Work required: Starting at the top of the listing, extract every line up to and including the one with "ax_pie.axis('off')". Pictures stay out of the copy.
─── Collected material
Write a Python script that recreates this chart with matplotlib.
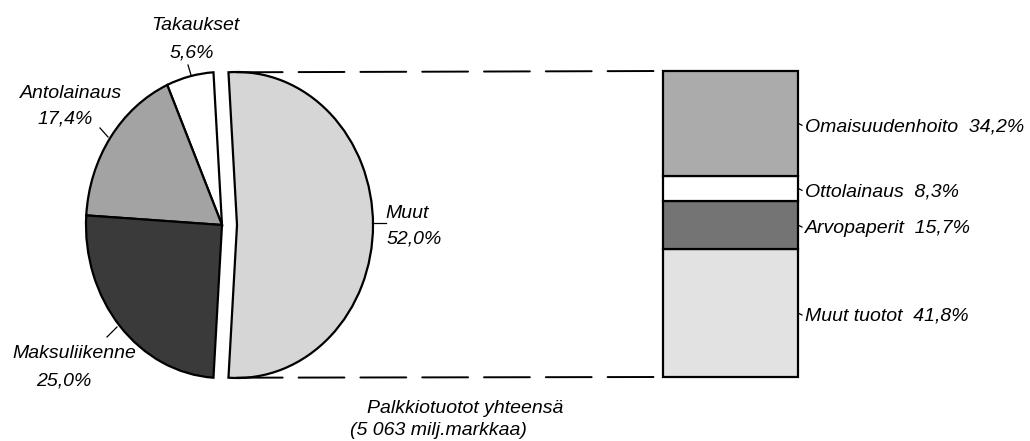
import matplotlib
matplotlib.use("Agg")
import numpy as np
import matplotlib.pyplot as plt
from matplotlib.patches import ConnectionPatch

plt.rcParams['font.family'] = ['Liberation Sans', 'DejaVu Sans']
plt.rcParams['font.style'] = 'italic'
plt.rcParams['font.size'] = 14
plt.rcParams['lines.scale_dashes'] = False

# pie data (counter-clockwise, starting with the exploded slice)
pie_labels = ['Muut', 'Takaukset', 'Antolainaus', 'Maksuliikenne']
pie_values = [52.0, 5.6, 17.4, 25.0]
pie_colors = ['#d6d6d6', '#ffffff', '#a3a3a3', '#3a3a3a']

# breakdown of "Muut" (stacked from the bottom)
bar_labels = ['Muut tuotot', 'Arvopaperit', 'Ottolainaus', 'Omaisuudenhoito']
bar_values = [41.8, 15.7, 8.3, 34.2]
bar_colors = ['#e2e2e2', '#747474', '#ffffff', '#ababab']

total_text = ['Palkkiotuotot yhteensä', '(5 063 milj.markkaa)']


def pct(v):
    return f'{v:.1f}'.replace('.', ',') + '%'


W, H = 1030, 441
fig = plt.figure(figsize=(W / 100, H / 100), dpi=100)


def px_axes(x0, y0, x1, y1):
    # box in pixels, y measured from the top
    return fig.add_axes([x0 / W, 1 - y1 / H, (x1 - x0) / W, (y1 - y0) / H])


# pie, slightly squeezed horizontally like the original
cx, cy, rx, ry = 222, 225, 136, 153
ax_pie = px_axes(cx - 1.5 * rx, cy - 1.2 * ry, cx + 1.5 * rx, cy + 1.2 * ry)
start = -pie_values[0] / 100 * 360 / 2
wedges, _ = ax_pie.pie(pie_values, colors=pie_colors, startangle=start,
                       explode=[15 / rx, 0, 0, 0], counterclock=True,
                       wedgeprops=dict(edgecolor='black', linewidth=1.6))
ax_pie.set_aspect('auto')
ax_pie.set_xlim(-1.5, 1.5)
ax_pie.set_ylim(-1.2, 1.2)
ax_pie.axis('off')

# stacked bar
ax_bar = px_axes(663, 71, 798, 377)
bottoms = np.concatenate([[0], np.cumsum(bar_values)[:-1]])
ax_bar.bar(0, bar_values, bottom=bottoms, width=1.0, color=bar_colors,
           edgecolor='black', linewidth=1.6, clip_on=False)
ax_bar.set_xlim(-0.5, 0.5)
ax_bar.set_ylim(0, 100)
ax_bar.axis('off')
for lab, v, b in zip(bar_labels, bar_values, bottoms):
    ax_bar.annotate(f'{lab}  {pct(v)}', xy=(0.5, b + v / 2), xycoords='data',
                    xytext=(5, -1), textcoords='offset points',
                    ha='left', va='center_baseline', fontsize=14,
                    arrowprops=dict(arrowstyle='-', lw=0.9, relpos=(0, 0.5),
                                    shrinkA=0, shrinkB=0))

# dashed connectors from the exploded slice to the bar
w = wedges[0]
for theta, ybar in [(w.theta2, 100), (w.theta1, 0)]:
    pt = (w.center[0] + w.r * np.cos(np.radians(theta)),
          w.center[1] + w.r * np.sin(np.radians(theta)))
    con = ConnectionPatch(xyA=pt, coordsA=ax_pie.transData,
                          xyB=(-0.5, ybar), coordsB=ax_bar.transData,
                          linestyle=(0, (33, 11.5)), lw=1.4, color='black',
                          shrinkA=6, shrinkB=6)
    fig.add_artist(con)

# overlay in pixel coordinates for the pie labels
ov = fig.add_axes([0, 0, 1, 1])
ov.set_xlim(0, W)
ov.set_ylim(H, 0)
ov.axis('off')
ov.patch.set_alpha(0)

# (name x, name baseline, pct x, pct baseline, leader line)
pie_label_pos = {
    'Takaukset': (195, 30, 192, 57, [(188, 65), (191, 75)]),
    'Antolainaus': (71, 98, 65, 124, [(100, 128), (108, 137)]),
    'Maksuliikenne': (74, 358, 64, 386, [(107, 337), (117, 327)]),
    'Muut': (407, 218, 414, 243, [(372, 223), (386, 223)]),
}
for lab, v in zip(pie_labels, pie_values):
    nx, ny, px, py, ln = pie_label_pos[lab]
    ov.text(nx, ny, lab, ha='center', va='baseline', fontsize=14)
    ov.text(px, py, pct(v), ha='center', va='baseline', fontsize=14)
    (x0, y0), (x1, y1) = ln
    ov.plot([x0, x1], [y0, y1], color='black', lw=0.9)

ov.text(367, 413, total_text[0], ha='left', va='baseline', fontsize=14)
ov.text(350, 435, total_text[1], ha='left', va='baseline', fontsize=14)

fig.savefig('out.png', dpi=100)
──────
Exercise solution:
Write a Python script that recreates this chart with matplotlib.
import matplotlib
matplotlib.use("Agg")
import numpy as np
import matplotlib.pyplot as plt
from matplotlib.patches import ConnectionPatch

plt.rcParams['font.family'] = ['Liberation Sans', 'DejaVu Sans']
plt.rcParams['font.style'] = 'italic'
plt.rcParams['font.size'] = 14
plt.rcParams['lines.scale_dashes'] = False

# pie data (counter-clockwise, starting with the exploded slice)
pie_labels = ['Muut', 'Takaukset', 'Antolainaus', 'Maksuliikenne']
pie_values = [52.0, 5.6, 17.4, 25.0]
pie_colors = ['#d6d6d6', '#ffffff', '#a3a3a3', '#3a3a3a']

# breakdown of "Muut" (stacked from the bottom)
bar_labels = ['Muut tuotot', 'Arvopaperit', 'Ottolainaus', 'Omaisuudenhoito']
bar_values = [41.8, 15.7, 8.3, 34.2]
bar_colors = ['#e2e2e2', '#747474', '#ffffff', '#ababab']

total_text = ['Palkkiotuotot yhteensä', '(5 063 milj.markkaa)']


def pct(v):
    return f'{v:.1f}'.replace('.', ',') + '%'


W, H = 1030, 441
fig = plt.figure(figsize=(W / 100, H / 100), dpi=100)


def px_axes(x0, y0, x1, y1):
    # box in pixels, y measured from the top
    return fig.add_axes([x0 / W, 1 - y1 / H, (x1 - x0) / W, (y1 - y0) / H])


# pie, slightly squeezed horizontally like the original
cx, cy, rx, ry = 222, 225, 136, 153
ax_pie = px_axes(cx - 1.5 * rx, cy - 1.2 * ry, cx + 1.5 * rx, cy + 1.2 * ry)
start = -pie_values[0] / 100 * 360 / 2
wedges, _ = ax_pie.pie(pie_values, colors=pie_colors, startangle=start,
                       explode=[15 / rx, 0, 0, 0], counterclock=True,
                       wedgeprops=dict(edgecolor='black', linewidth=1.6))
ax_pie.set_aspect('auto')
ax_pie.set_xlim(-1.5, 1.5)
ax_pie.set_ylim(-1.2, 1.2)
ax_pie.axis('off')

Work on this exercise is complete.